Santa Clara University

Santa Clara Magazine Online

From Out of Eden: 7 Ways God Restores Blocked Communication

By Paul Soukup, S.J.

Podcast and introduction

We begin, as Scriptural reflections often do, in the garden. God has created us; the world is new; there’s a freshness about. God, we are told, saw that it was good. Genesis goes on to tell us that God was in the habit of walking in the garden in the cool of the evening. Eve and Adam would walk with God and, we can suppose, converse with God, as friends might. There’s a wonderful image of intimacy in those conversations. God, Eve, Adam at peace with one another, enjoying this simple moment. In those walks, we have an image of communication: simple, direct, open, deepening a friendship, leading to a loving exchange. Communication occurs almost without effort for God, Adam, and Eve.
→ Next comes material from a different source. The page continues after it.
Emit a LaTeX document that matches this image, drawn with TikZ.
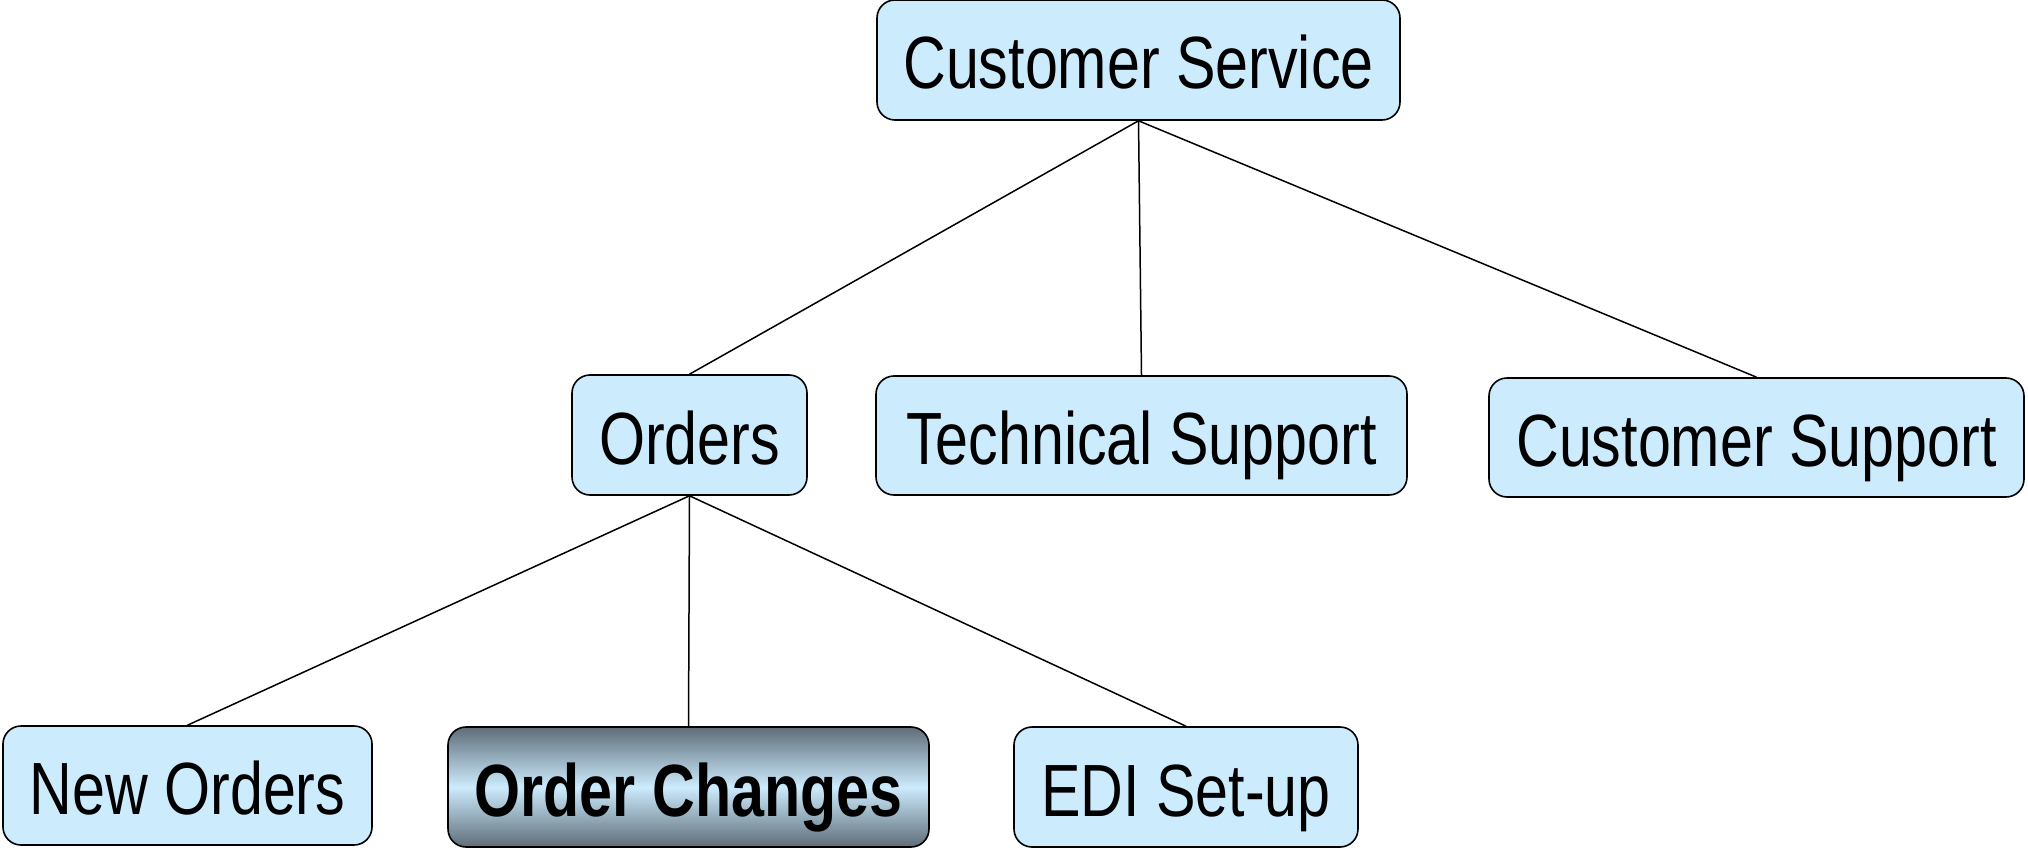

Artwork by Jenny Hodgson McGee
Artwork by Jenny Hodgson McGee

We may think of those moments with a kind of nostalgia. How good things were then! And maybe we find similar moments in our lives. How we spoke to one another at first love, how parents and children shared the simple things that brought joy to all, how we worked easily with colleagues, trading ideas. The idea of such communication beckons us, the ease of it, the idealness of it.

Its being an ideal suggests that such communication no longer exists. What happened?

The Genesis account tells us. One day Eve and Adam began to listen to another voice in the garden, a voice that was not God’s voice (the voice of the tempter, we later learn). The message didn’t matter; only the question in the voice. “Did God really say that?” the tempter asks, all the while implying, “Can you really trust God?” That other voice suggests that God’s communication has a purpose other than the simple sharing, friends with friends, lovers calling to one another. The other voice whispers that God’s communication is set to enslave you, forbidding you to eat of this tree, forbidding you that knowledge. Better to be suspicious than to be duped.

And so they listened to that other voice. God came to walk again in the garden. And Adam and Eve hid themselves. They cut off the communication. Or, rather, the communication had been cut off since that other voice raised a suspicion in their minds: What is God really up to?

That same suspicion enters into all our human communication, doesn’t it? We’re never quite sure about any communication. First love gives way to routine or (worse yet) jealousy. The “other voice” is the voice of Iago muttering in Othello’s ear: She’ll only hurt you. He’ll betray you. Children find their parents a bit boring, especially compared with their friends or with the television or with music. Parents wonder about their children: You just can’t talk to teens, they think. Our co-workers are out to advance themselves, to follow some agenda we don’t quite recognize. The “other voice” tells us to beware. And we do. We erect a barrier to communication.